INSTRUCTIONS FOR THE TASK:
Give back the full listing, character for character, with no pictures.
━━━
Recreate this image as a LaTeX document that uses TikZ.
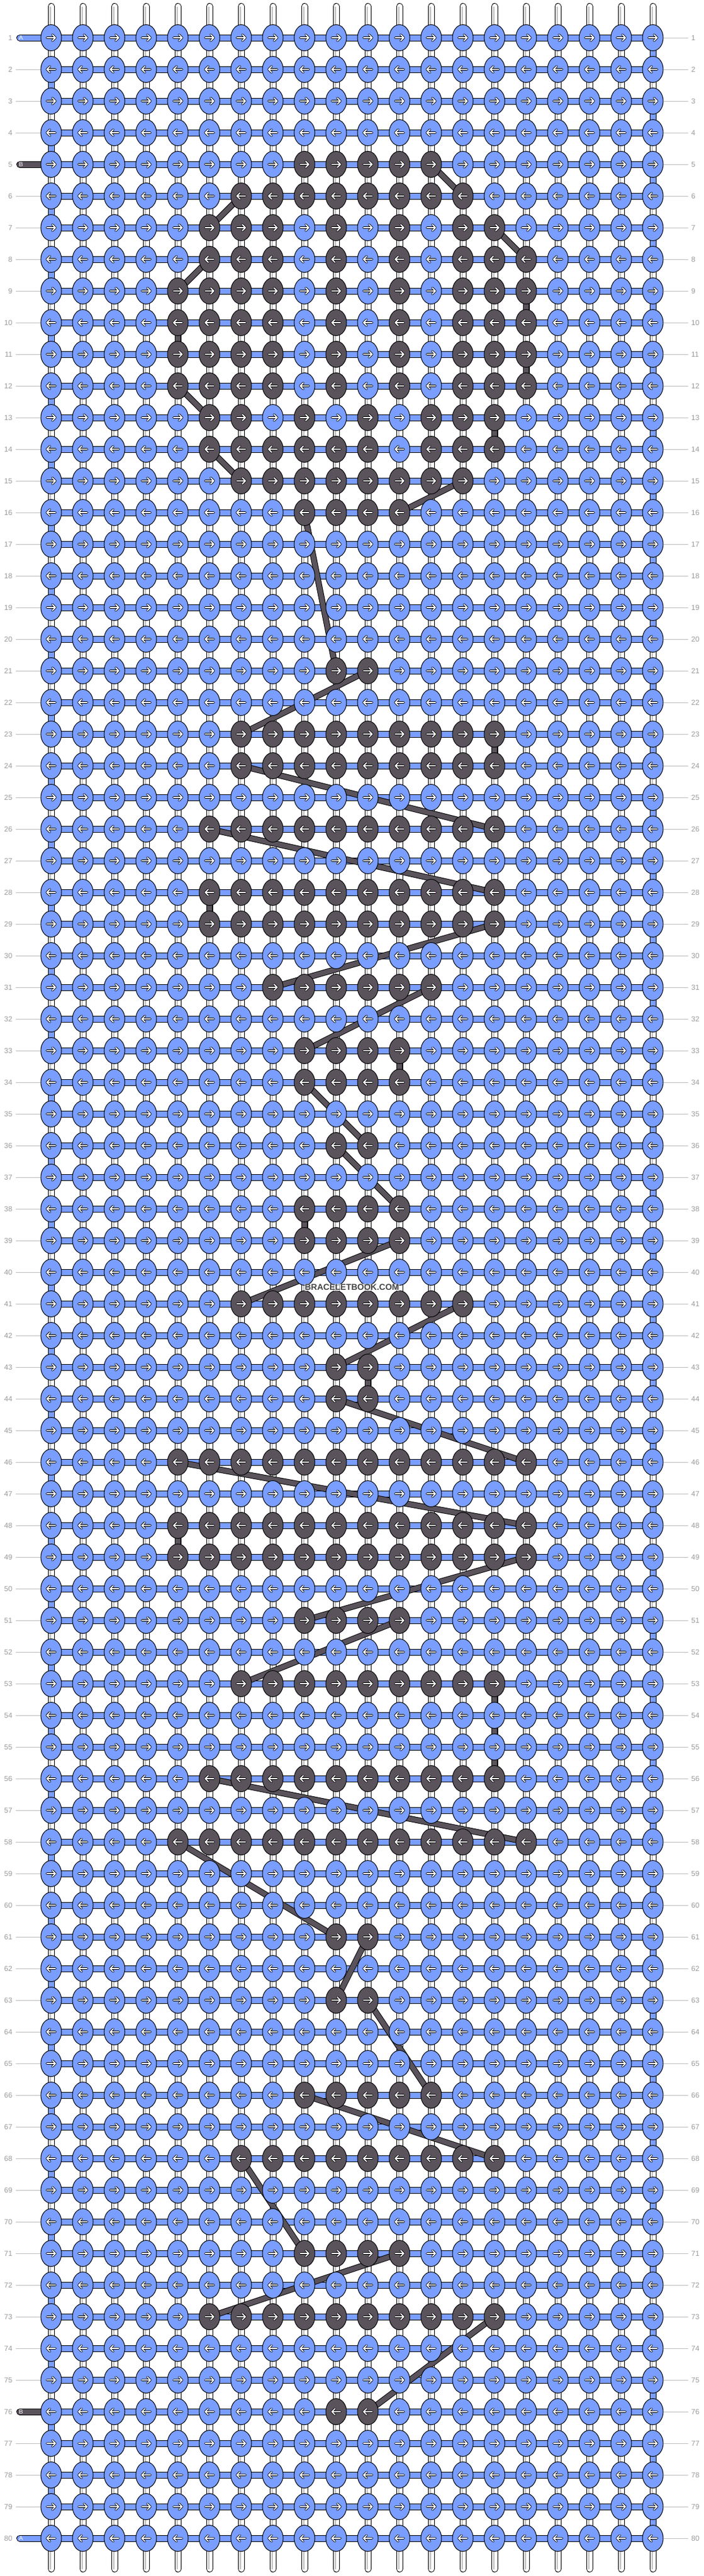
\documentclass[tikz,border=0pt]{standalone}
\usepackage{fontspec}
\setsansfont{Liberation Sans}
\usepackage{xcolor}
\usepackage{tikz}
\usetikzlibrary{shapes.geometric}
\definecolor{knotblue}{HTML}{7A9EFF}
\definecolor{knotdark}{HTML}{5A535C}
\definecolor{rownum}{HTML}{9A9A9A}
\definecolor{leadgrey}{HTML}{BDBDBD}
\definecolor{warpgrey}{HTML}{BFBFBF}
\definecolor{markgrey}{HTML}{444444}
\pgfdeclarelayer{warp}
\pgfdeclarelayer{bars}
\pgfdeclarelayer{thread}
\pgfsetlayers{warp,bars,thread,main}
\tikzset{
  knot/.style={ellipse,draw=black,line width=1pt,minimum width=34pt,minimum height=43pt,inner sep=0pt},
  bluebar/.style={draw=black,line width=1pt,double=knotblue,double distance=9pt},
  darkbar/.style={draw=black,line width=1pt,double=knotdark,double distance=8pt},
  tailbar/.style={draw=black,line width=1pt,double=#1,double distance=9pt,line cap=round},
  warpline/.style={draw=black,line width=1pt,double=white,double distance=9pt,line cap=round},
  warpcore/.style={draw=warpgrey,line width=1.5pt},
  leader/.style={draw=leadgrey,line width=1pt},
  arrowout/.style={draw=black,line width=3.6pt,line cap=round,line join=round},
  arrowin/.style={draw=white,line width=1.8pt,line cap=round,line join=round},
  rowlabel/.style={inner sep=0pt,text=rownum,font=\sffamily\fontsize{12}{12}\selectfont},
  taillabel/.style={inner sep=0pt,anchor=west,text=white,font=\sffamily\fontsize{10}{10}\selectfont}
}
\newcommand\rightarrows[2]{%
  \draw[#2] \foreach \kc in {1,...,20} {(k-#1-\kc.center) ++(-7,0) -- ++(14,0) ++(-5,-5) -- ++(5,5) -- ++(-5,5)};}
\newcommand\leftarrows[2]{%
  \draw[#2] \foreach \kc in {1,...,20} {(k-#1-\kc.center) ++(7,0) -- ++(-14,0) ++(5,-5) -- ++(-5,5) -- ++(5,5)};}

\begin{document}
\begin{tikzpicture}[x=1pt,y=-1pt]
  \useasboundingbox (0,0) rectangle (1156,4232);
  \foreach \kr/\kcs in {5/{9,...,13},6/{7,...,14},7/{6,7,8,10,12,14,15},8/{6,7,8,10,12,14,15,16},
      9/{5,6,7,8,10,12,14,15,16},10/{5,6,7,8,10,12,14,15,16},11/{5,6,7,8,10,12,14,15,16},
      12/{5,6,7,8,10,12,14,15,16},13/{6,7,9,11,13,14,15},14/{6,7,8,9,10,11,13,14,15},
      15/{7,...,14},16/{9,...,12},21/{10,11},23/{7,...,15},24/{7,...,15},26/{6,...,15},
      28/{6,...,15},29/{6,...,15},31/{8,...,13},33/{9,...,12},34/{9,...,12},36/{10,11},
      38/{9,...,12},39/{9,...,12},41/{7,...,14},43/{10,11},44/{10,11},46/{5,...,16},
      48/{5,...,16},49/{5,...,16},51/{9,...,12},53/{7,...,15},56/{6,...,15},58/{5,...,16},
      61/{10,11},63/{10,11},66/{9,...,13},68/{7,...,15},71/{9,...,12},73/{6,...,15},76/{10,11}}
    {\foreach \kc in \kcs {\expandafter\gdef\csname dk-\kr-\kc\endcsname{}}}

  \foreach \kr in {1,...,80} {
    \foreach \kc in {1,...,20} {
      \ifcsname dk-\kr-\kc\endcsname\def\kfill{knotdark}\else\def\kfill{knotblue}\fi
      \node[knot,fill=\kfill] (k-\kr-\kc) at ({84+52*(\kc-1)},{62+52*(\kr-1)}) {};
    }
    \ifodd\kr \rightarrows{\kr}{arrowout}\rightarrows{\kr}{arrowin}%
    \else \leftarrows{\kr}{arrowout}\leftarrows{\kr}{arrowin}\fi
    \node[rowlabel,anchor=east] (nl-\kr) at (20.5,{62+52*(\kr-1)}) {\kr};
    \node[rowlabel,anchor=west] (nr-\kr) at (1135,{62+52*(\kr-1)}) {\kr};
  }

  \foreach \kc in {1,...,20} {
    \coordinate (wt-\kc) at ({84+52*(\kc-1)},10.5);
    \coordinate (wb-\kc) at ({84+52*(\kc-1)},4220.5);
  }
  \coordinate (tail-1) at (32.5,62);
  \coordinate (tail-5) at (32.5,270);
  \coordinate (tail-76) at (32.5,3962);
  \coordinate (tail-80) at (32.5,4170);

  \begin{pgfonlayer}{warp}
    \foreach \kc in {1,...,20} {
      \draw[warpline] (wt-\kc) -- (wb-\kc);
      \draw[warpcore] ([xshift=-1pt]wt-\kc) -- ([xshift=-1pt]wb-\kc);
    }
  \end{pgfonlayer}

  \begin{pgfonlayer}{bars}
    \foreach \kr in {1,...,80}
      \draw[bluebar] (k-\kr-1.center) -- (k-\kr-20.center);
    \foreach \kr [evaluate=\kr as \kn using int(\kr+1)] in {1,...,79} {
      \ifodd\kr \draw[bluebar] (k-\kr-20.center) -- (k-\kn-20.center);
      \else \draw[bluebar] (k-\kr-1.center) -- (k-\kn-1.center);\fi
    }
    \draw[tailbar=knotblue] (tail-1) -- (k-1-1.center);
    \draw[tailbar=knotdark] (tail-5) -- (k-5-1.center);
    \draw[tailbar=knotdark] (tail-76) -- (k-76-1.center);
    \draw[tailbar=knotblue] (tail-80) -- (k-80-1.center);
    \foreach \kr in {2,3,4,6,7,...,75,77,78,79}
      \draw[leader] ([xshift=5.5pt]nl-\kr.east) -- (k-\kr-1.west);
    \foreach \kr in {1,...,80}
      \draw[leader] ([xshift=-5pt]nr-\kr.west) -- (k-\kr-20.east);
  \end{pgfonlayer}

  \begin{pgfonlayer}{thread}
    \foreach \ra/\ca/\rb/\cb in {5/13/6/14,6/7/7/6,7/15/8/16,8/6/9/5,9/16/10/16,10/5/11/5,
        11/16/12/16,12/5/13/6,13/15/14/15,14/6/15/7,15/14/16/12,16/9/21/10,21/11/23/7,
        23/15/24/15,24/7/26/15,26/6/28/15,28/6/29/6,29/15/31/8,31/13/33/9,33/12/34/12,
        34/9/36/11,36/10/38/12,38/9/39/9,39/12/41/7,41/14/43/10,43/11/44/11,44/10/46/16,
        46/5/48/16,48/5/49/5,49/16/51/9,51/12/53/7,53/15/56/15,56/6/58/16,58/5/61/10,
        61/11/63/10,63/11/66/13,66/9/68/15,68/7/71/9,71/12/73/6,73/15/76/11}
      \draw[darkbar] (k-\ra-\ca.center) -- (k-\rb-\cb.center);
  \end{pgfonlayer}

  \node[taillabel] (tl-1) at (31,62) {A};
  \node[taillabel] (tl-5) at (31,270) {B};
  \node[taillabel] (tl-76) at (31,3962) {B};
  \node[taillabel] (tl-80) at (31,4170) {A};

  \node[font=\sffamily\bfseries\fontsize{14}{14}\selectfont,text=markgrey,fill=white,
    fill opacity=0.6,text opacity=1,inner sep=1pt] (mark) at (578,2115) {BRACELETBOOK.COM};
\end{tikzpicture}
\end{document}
━━━
RESPONSE TO THIS TASK:
Recreate this image as a LaTeX document that uses TikZ.
\documentclass[tikz,border=0pt]{standalone}
\usepackage{fontspec}
\setsansfont{Liberation Sans}
\usepackage{xcolor}
\usepackage{tikz}
\usetikzlibrary{shapes.geometric}
\definecolor{knotblue}{HTML}{7A9EFF}
\definecolor{knotdark}{HTML}{5A535C}
\definecolor{rownum}{HTML}{9A9A9A}
\definecolor{leadgrey}{HTML}{BDBDBD}
\definecolor{warpgrey}{HTML}{BFBFBF}
\definecolor{markgrey}{HTML}{444444}
\pgfdeclarelayer{warp}
\pgfdeclarelayer{bars}
\pgfdeclarelayer{thread}
\pgfsetlayers{warp,bars,thread,main}
\tikzset{
  knot/.style={ellipse,draw=black,line width=1pt,minimum width=34pt,minimum height=43pt,inner sep=0pt},
  bluebar/.style={draw=black,line width=1pt,double=knotblue,double distance=9pt},
  darkbar/.style={draw=black,line width=1pt,double=knotdark,double distance=8pt},
  tailbar/.style={draw=black,line width=1pt,double=#1,double distance=9pt,line cap=round},
  warpline/.style={draw=black,line width=1pt,double=white,double distance=9pt,line cap=round},
  warpcore/.style={draw=warpgrey,line width=1.5pt},
  leader/.style={draw=leadgrey,line width=1pt},
  arrowout/.style={draw=black,line width=3.6pt,line cap=round,line join=round},
  arrowin/.style={draw=white,line width=1.8pt,line cap=round,line join=round},
  rowlabel/.style={inner sep=0pt,text=rownum,font=\sffamily\fontsize{12}{12}\selectfont},
  taillabel/.style={inner sep=0pt,anchor=west,text=white,font=\sffamily\fontsize{10}{10}\selectfont}
}
\newcommand\rightarrows[2]{%
  \draw[#2] \foreach \kc in {1,...,20} {(k-#1-\kc.center) ++(-7,0) -- ++(14,0) ++(-5,-5) -- ++(5,5) -- ++(-5,5)};}
\newcommand\leftarrows[2]{%
  \draw[#2] \foreach \kc in {1,...,20} {(k-#1-\kc.center) ++(7,0) -- ++(-14,0) ++(5,-5) -- ++(-5,5) -- ++(5,5)};}

\begin{document}
\begin{tikzpicture}[x=1pt,y=-1pt]
  \useasboundingbox (0,0) rectangle (1156,4232);
  \foreach \kr/\kcs in {5/{9,...,13},6/{7,...,14},7/{6,7,8,10,12,14,15},8/{6,7,8,10,12,14,15,16},
      9/{5,6,7,8,10,12,14,15,16},10/{5,6,7,8,10,12,14,15,16},11/{5,6,7,8,10,12,14,15,16},
      12/{5,6,7,8,10,12,14,15,16},13/{6,7,9,11,13,14,15},14/{6,7,8,9,10,11,13,14,15},
      15/{7,...,14},16/{9,...,12},21/{10,11},23/{7,...,15},24/{7,...,15},26/{6,...,15},
      28/{6,...,15},29/{6,...,15},31/{8,...,13},33/{9,...,12},34/{9,...,12},36/{10,11},
      38/{9,...,12},39/{9,...,12},41/{7,...,14},43/{10,11},44/{10,11},46/{5,...,16},
      48/{5,...,16},49/{5,...,16},51/{9,...,12},53/{7,...,15},56/{6,...,15},58/{5,...,16},
      61/{10,11},63/{10,11},66/{9,...,13},68/{7,...,15},71/{9,...,12},73/{6,...,15},76/{10,11}}
    {\foreach \kc in \kcs {\expandafter\gdef\csname dk-\kr-\kc\endcsname{}}}

  \foreach \kr in {1,...,80} {
    \foreach \kc in {1,...,20} {
      \ifcsname dk-\kr-\kc\endcsname\def\kfill{knotdark}\else\def\kfill{knotblue}\fi
      \node[knot,fill=\kfill] (k-\kr-\kc) at ({84+52*(\kc-1)},{62+52*(\kr-1)}) {};
    }
    \ifodd\kr \rightarrows{\kr}{arrowout}\rightarrows{\kr}{arrowin}%
    \else \leftarrows{\kr}{arrowout}\leftarrows{\kr}{arrowin}\fi
    \node[rowlabel,anchor=east] (nl-\kr) at (20.5,{62+52*(\kr-1)}) {\kr};
    \node[rowlabel,anchor=west] (nr-\kr) at (1135,{62+52*(\kr-1)}) {\kr};
  }

  \foreach \kc in {1,...,20} {
    \coordinate (wt-\kc) at ({84+52*(\kc-1)},10.5);
    \coordinate (wb-\kc) at ({84+52*(\kc-1)},4220.5);
  }
  \coordinate (tail-1) at (32.5,62);
  \coordinate (tail-5) at (32.5,270);
  \coordinate (tail-76) at (32.5,3962);
  \coordinate (tail-80) at (32.5,4170);

  \begin{pgfonlayer}{warp}
    \foreach \kc in {1,...,20} {
      \draw[warpline] (wt-\kc) -- (wb-\kc);
      \draw[warpcore] ([xshift=-1pt]wt-\kc) -- ([xshift=-1pt]wb-\kc);
    }
  \end{pgfonlayer}

  \begin{pgfonlayer}{bars}
    \foreach \kr in {1,...,80}
      \draw[bluebar] (k-\kr-1.center) -- (k-\kr-20.center);
    \foreach \kr [evaluate=\kr as \kn using int(\kr+1)] in {1,...,79} {
      \ifodd\kr \draw[bluebar] (k-\kr-20.center) -- (k-\kn-20.center);
      \else \draw[bluebar] (k-\kr-1.center) -- (k-\kn-1.center);\fi
    }
    \draw[tailbar=knotblue] (tail-1) -- (k-1-1.center);
    \draw[tailbar=knotdark] (tail-5) -- (k-5-1.center);
    \draw[tailbar=knotdark] (tail-76) -- (k-76-1.center);
    \draw[tailbar=knotblue] (tail-80) -- (k-80-1.center);
    \foreach \kr in {2,3,4,6,7,...,75,77,78,79}
      \draw[leader] ([xshift=5.5pt]nl-\kr.east) -- (k-\kr-1.west);
    \foreach \kr in {1,...,80}
      \draw[leader] ([xshift=-5pt]nr-\kr.west) -- (k-\kr-20.east);
  \end{pgfonlayer}

  \begin{pgfonlayer}{thread}
    \foreach \ra/\ca/\rb/\cb in {5/13/6/14,6/7/7/6,7/15/8/16,8/6/9/5,9/16/10/16,10/5/11/5,
        11/16/12/16,12/5/13/6,13/15/14/15,14/6/15/7,15/14/16/12,16/9/21/10,21/11/23/7,
        23/15/24/15,24/7/26/15,26/6/28/15,28/6/29/6,29/15/31/8,31/13/33/9,33/12/34/12,
        34/9/36/11,36/10/38/12,38/9/39/9,39/12/41/7,41/14/43/10,43/11/44/11,44/10/46/16,
        46/5/48/16,48/5/49/5,49/16/51/9,51/12/53/7,53/15/56/15,56/6/58/16,58/5/61/10,
        61/11/63/10,63/11/66/13,66/9/68/15,68/7/71/9,71/12/73/6,73/15/76/11}
      \draw[darkbar] (k-\ra-\ca.center) -- (k-\rb-\cb.center);
  \end{pgfonlayer}

  \node[taillabel] (tl-1) at (31,62) {A};
  \node[taillabel] (tl-5) at (31,270) {B};
  \node[taillabel] (tl-76) at (31,3962) {B};
  \node[taillabel] (tl-80) at (31,4170) {A};

  \node[font=\sffamily\bfseries\fontsize{14}{14}\selectfont,text=markgrey,fill=white,
    fill opacity=0.6,text opacity=1,inner sep=1pt] (mark) at (578,2115) {BRACELETBOOK.COM};
\end{tikzpicture}
\end{document}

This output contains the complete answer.